Monday was not especially remarkable in that trading stayed fairly sideways a little above $1,600, but Tuesday began the upswing that continued throughout the rest of the week. This entire summer, the U.S., European and Chinese governments have been under close watch by gold investors, since any recession-fighting tactics like printing more paper money or changing interest rates would weaken their currencies, thus strengthening gold as a hedge fund.

On Tuesday, after a few weeks of speculation about the ECB bailing out European countries, Spain  added $5.4 million to its debt at lowered costs from the ECB, which gives hope that the ECB will buy government bonds to keep costs low. Inflation drives up the price of gold. China also started injecting more liquidity, or offering low-rate loans to member institutions, which bolsters confidence in gold.

Wednesday marked a big day because after months of expectant anticipation that Fed Chairman Ben Bernanke would ease monetary policy with little concrete evidence, he finally provided the strong signal that gold hopefuls were waiting for.

According to the minutes from the meeting, Bernake stated, “”Many members judged that additional monetary accommodation would likely be warranted fairly soon unless incoming information pointed to a substantial and sustainable strengthening in the pace of the economic recovery.” This is a more substantial indication of policy to come than has been seen in the past months.

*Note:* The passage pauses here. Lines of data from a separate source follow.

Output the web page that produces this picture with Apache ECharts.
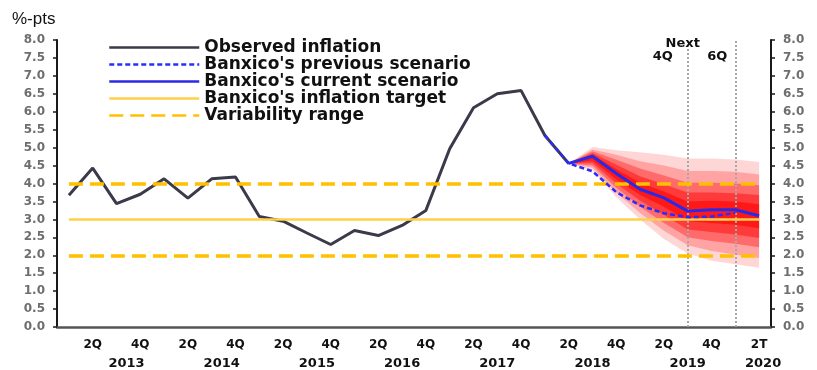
<!DOCTYPE html>
<html>
<head>
<meta charset="utf-8">
<script src="https://cdn.jsdelivr.net/npm/echarts@6/dist/echarts.min.js"></script>
<style>
  html, body { margin: 0; padding: 0; background: #fff; }
  #chart { width: 817px; height: 370px; }
</style>
</head>
<body>
<div id="chart"></div>
<script>
// ---------- data ----------
const categories = [
  '1Q2013','2Q2013','3Q2013','4Q2013',
  '1Q2014','2Q2014','3Q2014','4Q2014',
  '1Q2015','2Q2015','3Q2015','4Q2015',
  '1Q2016','2Q2016','3Q2016','4Q2016',
  '1Q2017','2Q2017','3Q2017','4Q2017',
  '1Q2018','2Q2018','3Q2018','4Q2018',
  '1Q2019','2Q2019','3Q2019','4Q2019',
  '1Q2020','2Q2020'
];
const quarterLabels = [
  '','2Q','','4Q', '','2Q','','4Q', '','2Q','','4Q', '','2Q','','4Q',
  '','2Q','','4Q', '','2Q','','4Q', '','2Q','','4Q', '','2T'
];
const yearLabels = [
  '','','2013','', '','','2014','', '','','2015','', '','','2016','',
  '','','2017','', '','','2018','', '','','2019','', '','2020'
];
// observed inflation, 1Q2013 .. 2Q2018
const observedInflation = [
  3.67, 4.43, 3.44, 3.70, 4.13, 3.59, 4.13, 4.18,
  3.08, 2.95, 2.62, 2.30, 2.69, 2.55, 2.83, 3.25,
  4.97, 6.11, 6.50, 6.59, 5.34, 4.56
];
// previous scenario, starts 1Q2018
const previousStart = '1Q2018';
const previousScenario = [5.34, 4.56, 4.34, 3.76, 3.39, 3.17, 3.06, 3.08, 3.18];
// current scenario and fan, start 2Q2018
const currentStart = '2Q2018';
const currentScenario = [4.56, 4.76, 4.28, 3.84, 3.60, 3.23, 3.27, 3.27, 3.10];
const fanUpper90 = [4.56, 5.02, 4.93, 4.87, 4.80, 4.70, 4.70, 4.67, 4.60];
const fanLower90 = [4.56, 4.37, 3.62, 3.00, 2.45, 2.05, 1.85, 1.75, 1.65];
const fanUpper70 = [4.56, 4.95, 4.80, 4.62, 4.50, 4.35, 4.35, 4.33, 4.25];
const fanLower70 = [4.56, 4.44, 3.75, 3.18, 2.68, 2.28, 2.12, 2.02, 1.92];
const fanUpper50 = [4.56, 4.90, 4.66, 4.42, 4.22, 4.02, 4.02, 4.00, 3.95];
const fanLower50 = [4.56, 4.50, 3.88, 3.35, 2.90, 2.50, 2.40, 2.32, 2.22];
const fanUpper30 = [4.56, 4.85, 4.52, 4.20, 3.98, 3.75, 3.75, 3.73, 3.68];
const fanLower30 = [4.56, 4.57, 4.00, 3.52, 3.12, 2.72, 2.65, 2.58, 2.48];
const fanUpper10 = [4.56, 4.81, 4.40, 4.02, 3.78, 3.50, 3.52, 3.50, 3.42];
const fanLower10 = [4.56, 4.64, 4.12, 3.68, 3.35, 2.95, 2.90, 2.85, 2.75];
const inflationTarget = 3.0;
const variabilityRange = [2.0, 4.0];
const horizonMarks = ['3Q2019', '1Q2020'];
const horizonText = ['Next', '4Q', '6Q'];
const legendNames = [
  'Observed inflation',
  "Banxico's previous scenario",
  "Banxico's current scenario",
  "Banxico's inflation target",
  'Variability range'
];

// ---------- helpers ----------
function place(startCat, arr) {
  const s = categories.indexOf(startCat);
  return categories.map((c, i) => (i >= s && i - s < arr.length) ? arr[i - s] : null);
}
function bandWidth(up, lo) { return up.map((u, i) => +(u - lo[i]).toFixed(3)); }

const fanLevels = [
  { up: fanUpper90, lo: fanLower90, a: 0.16 },
  { up: fanUpper70, lo: fanLower70, a: 0.24 },
  { up: fanUpper50, lo: fanLower50, a: 0.34 },
  { up: fanUpper30, lo: fanLower30, a: 0.45 },
  { up: fanUpper10, lo: fanLower10, a: 0.58 }
];

const series = [];
fanLevels.forEach((lv, k) => {
  series.push({
    type: 'line', name: 'fanbase' + k, stack: 'fan' + k, symbol: 'none',
    data: place(currentStart, lv.lo), lineStyle: { opacity: 0 }, z: 1, silent: true
  });
  series.push({
    type: 'line', name: 'fanband' + k, stack: 'fan' + k, symbol: 'none',
    data: place(currentStart, bandWidth(lv.up, lv.lo)), lineStyle: { opacity: 0 },
    areaStyle: { color: 'rgba(255,0,0,' + lv.a + ')', opacity: 1 }, z: 1, silent: true
  });
});

const first = categories[0], last = categories[categories.length - 1];

series.push({
  type: 'line', name: 'horizon', data: [], symbol: 'none', z: 2,
  markLine: {
    silent: true, symbol: 'none', label: { show: false },
    lineStyle: { color: '#a8a8a8', type: 'dotted', width: 2 },
    data: horizonMarks.map(m => ({ xAxis: m }))
  }
});
series.push({
  type: 'line', name: "Banxico's inflation target", data: [], symbol: 'none', z: 3,
  lineStyle: { color: '#ffd04a', width: 2.5 }, itemStyle: { color: '#ffd04a' },
  markLine: {
    silent: true, symbol: 'none', label: { show: false },
    lineStyle: { color: '#ffd04a', width: 2.5, type: 'solid' },
    data: [[{ coord: [first, inflationTarget] }, { coord: [last, inflationTarget] }]]
  }
});
series.push({
  type: 'line', name: 'Variability range', data: [], symbol: 'none', z: 3,
  lineStyle: { color: '#ffc000', width: 3.5, type: [14, 7] }, itemStyle: { color: '#ffc000' },
  markLine: {
    silent: true, symbol: 'none', label: { show: false },
    lineStyle: { color: '#ffc000', width: 3.5, type: [14, 7] },
    data: variabilityRange.map(v => [{ coord: [first, v] }, { coord: [last, v] }])
  }
});
series.push({
  type: 'line', name: 'Observed inflation', data: observedInflation, symbol: 'none', z: 4,
  lineStyle: { color: '#3a3a4a', width: 3 }, itemStyle: { color: '#3a3a4a' }
});
series.push({
  type: 'line', name: "Banxico's current scenario", data: place(currentStart, currentScenario),
  symbol: 'none', z: 5,
  lineStyle: { color: '#2a2ae6', width: 3 }, itemStyle: { color: '#4a4aff' }
});
series.push({
  type: 'line', name: "Banxico's previous scenario", data: place(previousStart, previousScenario),
  symbol: 'none', z: 6,
  lineStyle: { color: '#2b2bff', width: 2.5, type: [5, 3] }, itemStyle: { color: '#2b2bff' }
});

const yLabelStyle = {
  fontFamily: 'DejaVu Sans', fontWeight: 'bold', fontSize: 12, color: '#6e6e6e',
  formatter: v => v.toFixed(1)
};
function yAxisCfg(pos) {
  return {
    type: 'value', position: pos, min: 0, max: 8, interval: 0.5,
    axisLine: { show: true, lineStyle: { color: '#1a1a1a', width: 2 } },
    axisTick: { show: true, inside: false, length: 4, lineStyle: { color: '#1a1a1a', width: 1.5 } },
    axisLabel: Object.assign({ margin: 12 }, yLabelStyle),
    splitLine: { show: false }
  };
}

const chart = echarts.init(document.getElementById('chart'), null, { renderer: 'canvas' });
chart.setOption({
  animation: false,
  backgroundColor: '#ffffff',
  title: {
    text: '%-pts', left: 7, top: 6,
    textStyle: { fontFamily: 'Liberation Sans', fontWeight: 'normal', fontSize: 17, color: '#111' }
  },
  grid: { left: 57, right: 46, top: 40, bottom: 43 },
  legend: {
    data: legendNames, orient: 'vertical', left: 108, top: 39,
    itemWidth: 90, itemHeight: 17, itemGap: 0, padding: 0,
    itemStyle: { opacity: 0, borderWidth: 0 },
    lineStyle: { width: 2.5 },
    textStyle: { fontFamily: 'DejaVu Sans', fontWeight: 'bold', fontSize: 17, color: '#111', lineHeight: 17 },
    selectedMode: false
  },
  xAxis: [
    {
      type: 'category', data: categories, boundaryGap: true, position: 'bottom',
      axisLine: { show: true, lineStyle: { color: '#555', width: 2.5 } },
      axisTick: { show: false },
      axisLabel: {
        interval: 0, margin: 12, fontFamily: 'DejaVu Sans', fontWeight: 'bold', fontSize: 12, color: '#111',
        formatter: (v, i) => quarterLabels[i]
      },
      splitLine: { show: false }
    },
    {
      type: 'category', data: categories, boundaryGap: true, position: 'bottom',
      axisLine: { show: false }, axisTick: { show: false },
      axisLabel: {
        interval: 0, margin: 30, fontFamily: 'DejaVu Sans', fontWeight: 'bold', fontSize: 13, color: '#111',
        formatter: (v, i) => {
          const y = yearLabels[i];
          if (!y) return '';
          if (y === '2013' || y === '2014' || y === '2015') return '{r|' + y + '}';
          if (y === '2020') return '{e|' + y + '}';
          return y;
        },
        rich: {
          r: { padding: [0, 0, 0, 20], fontFamily: 'DejaVu Sans', fontWeight: 'bold', fontSize: 13, color: '#111' },
          e: { padding: [0, 0, 0, 8], fontFamily: 'DejaVu Sans', fontWeight: 'bold', fontSize: 13, color: '#111' }
        }
      }
    }
  ],
  yAxis: [yAxisCfg('left'), yAxisCfg('right')],
  series: series
});

// horizon annotations, positioned from the axes' own scales
const xa = chart.convertToPixel({ xAxisIndex: 0 }, horizonMarks[0]);
const xb = chart.convertToPixel({ xAxisIndex: 0 }, horizonMarks[1]);
const yTop = chart.convertToPixel({ yAxisIndex: 0 }, 8);
const tStyle = { font: 'bold 13px "DejaVu Sans"', fill: '#111', align: 'center', verticalAlign: 'middle' };
chart.setOption({
  graphic: [
    { type: 'text', z: 100, style: Object.assign({ text: horizonText[0], x: xa - 5, y: yTop + 4 }, tStyle) },
    { type: 'text', z: 100, style: Object.assign({ text: horizonText[1], x: xa - 25, y: yTop + 17 }, tStyle) },
    { type: 'text', z: 100, style: Object.assign({ text: horizonText[2], x: xb - 18, y: yTop + 17 }, tStyle) }
  ]
});
</script>
</body>
</html>
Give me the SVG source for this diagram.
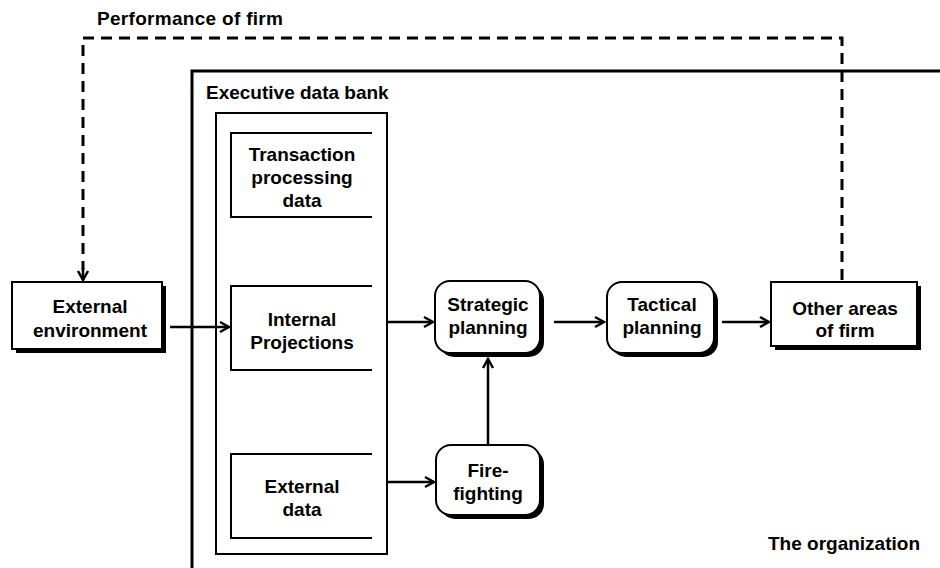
<svg xmlns="http://www.w3.org/2000/svg" width="940" height="568" viewBox="0 0 940 568">
  <style>
    .t { font-family: "Liberation Sans", Arial, sans-serif; font-weight: bold; font-size: 19px; fill: #000; }
    .c { text-anchor: middle; }
    .box { fill: #fff; stroke: #000; stroke-width: 2; }
    .sh { fill: #000; }
    .open { fill: none; stroke: #000; stroke-width: 2; }
    .ln { fill: none; stroke: #000; stroke-width: 2.5; }
    .dash { fill: none; stroke: #000; stroke-width: 3; stroke-dasharray: 11 7; }
  </style>
  <defs>
    <marker id="arr" viewBox="-11 -7 13 14" refX="0" refY="0" markerWidth="13" markerHeight="14" markerUnits="userSpaceOnUse" orient="auto">
      <path d="M-9,-5 L0,0 L-9,5" fill="none" stroke="#000" stroke-width="2.5"/>
    </marker>
  </defs>
  <rect width="940" height="568" fill="#fff"/>

  <g id="organization">
    <path d="M192,575 V71 H945" fill="none" stroke="#000" stroke-width="3"/>
    <text class="t" x="768" y="550">The organization</text>
  </g>

  <g id="performance-label">
    <text class="t" x="97" y="25" style="letter-spacing:0.3px">Performance of firm</text>
  </g>

  <g id="executive-data-bank">
    <text class="t" x="206" y="99">Executive data bank</text>
    <rect class="box" x="216" y="113" width="171" height="441"/>
  </g>

  <g id="transaction-data">
    <path class="open" d="M372,133 H231 V217 H372"/>
    <text class="t c" x="302" y="161">Transaction</text>
    <text class="t c" x="302" y="184">processing</text>
    <text class="t c" x="302" y="207">data</text>
  </g>

  <g id="internal-projections">
    <path class="open" d="M372,286 H231 V370 H372"/>
    <text class="t c" x="302" y="326">Internal</text>
    <text class="t c" x="302" y="349">Projections</text>
  </g>

  <g id="external-data">
    <path class="open" d="M372,454 H231 V538 H372"/>
    <text class="t c" x="302" y="493">External</text>
    <text class="t c" x="302" y="516">data</text>
  </g>

  <g id="external-environment">
    <rect class="sh" x="16" y="286" width="150" height="67"/>
    <rect class="box" x="12" y="282" width="150" height="67"/>
    <text class="t c" x="90" y="313">External</text>
    <text class="t c" x="90" y="337">environment</text>
  </g>

  <g id="strategic-planning">
    <rect class="sh" x="439" y="285" width="105" height="72" rx="15"/>
    <rect class="box" x="435" y="281" width="105" height="72" rx="15"/>
    <text class="t c" x="488" y="311">Strategic</text>
    <text class="t c" x="488" y="334">planning</text>
  </g>

  <g id="tactical-planning">
    <rect class="sh" x="611" y="286" width="107" height="71" rx="15"/>
    <rect class="box" x="607" y="282" width="107" height="71" rx="15"/>
    <text class="t c" x="662" y="311">Tactical</text>
    <text class="t c" x="662" y="334">planning</text>
  </g>

  <g id="other-areas">
    <rect class="sh" x="775" y="286" width="146" height="64"/>
    <rect class="box" x="771" y="282" width="146" height="64"/>
    <text class="t c" x="845" y="315">Other areas</text>
    <text class="t c" x="845" y="337">of firm</text>
  </g>

  <g id="fire-fighting">
    <rect class="sh" x="440" y="449" width="104" height="70" rx="15"/>
    <rect class="box" x="436" y="445" width="104" height="70" rx="15"/>
    <text class="t c" x="488" y="477">Fire-</text>
    <text class="t c" x="488" y="500">fighting</text>
  </g>

  <g id="connectors">
    <path class="dash" d="M842,280 V38 H83 V270"/>
    <path class="ln" d="M83,268 V280" marker-end="url(#arr)"/>
    <path class="ln" d="M170,327 H229" marker-end="url(#arr)"/>
    <path class="ln" d="M388,322 H433" marker-end="url(#arr)"/>
    <path class="ln" d="M554,322 H604" marker-end="url(#arr)"/>
    <path class="ln" d="M722,322 H769" marker-end="url(#arr)"/>
    <path class="ln" d="M388,482 H434" marker-end="url(#arr)"/>
    <path class="ln" d="M488,445 V359" marker-end="url(#arr)"/>
  </g>
</svg>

Gold jumped nearly $40 after the news, primarily launching upwards on Thursday as China, the U.S. and the European Union all seemed to strongly allude to recession-era measures to keep their economies afloat, which translates into greater safety in gold. While Tuesday hit a two-month high, Thursday broke the record with the highest point in four months.

Santa Monica precious metals broker Marin Aleksov calls this trifecta of economic bailout the “perfect storm” for gold.

Some are still pessimistic that any actual policy change will occur, based on Bernanke’s past ambiguity, and Friday saw a slight slowing down of the gold frenzy of the week to level off around $1,670.00. The significance of this week is simply that gold seems to have emerged from the limbo state it’s been stuck in for months.

Adam Sarhan, CEO of Sarhan Capital, commented optimistically, “Gold has this week broken out of its well-defined, multimonth downward trendline. That resistance which kept gold in a range in the last several months should become a new level of support, suggesting gold is not going down but going higher.”

Many believe an unprecedented bursting through the $2,000 mark is just around the corner for this precious yellow metal.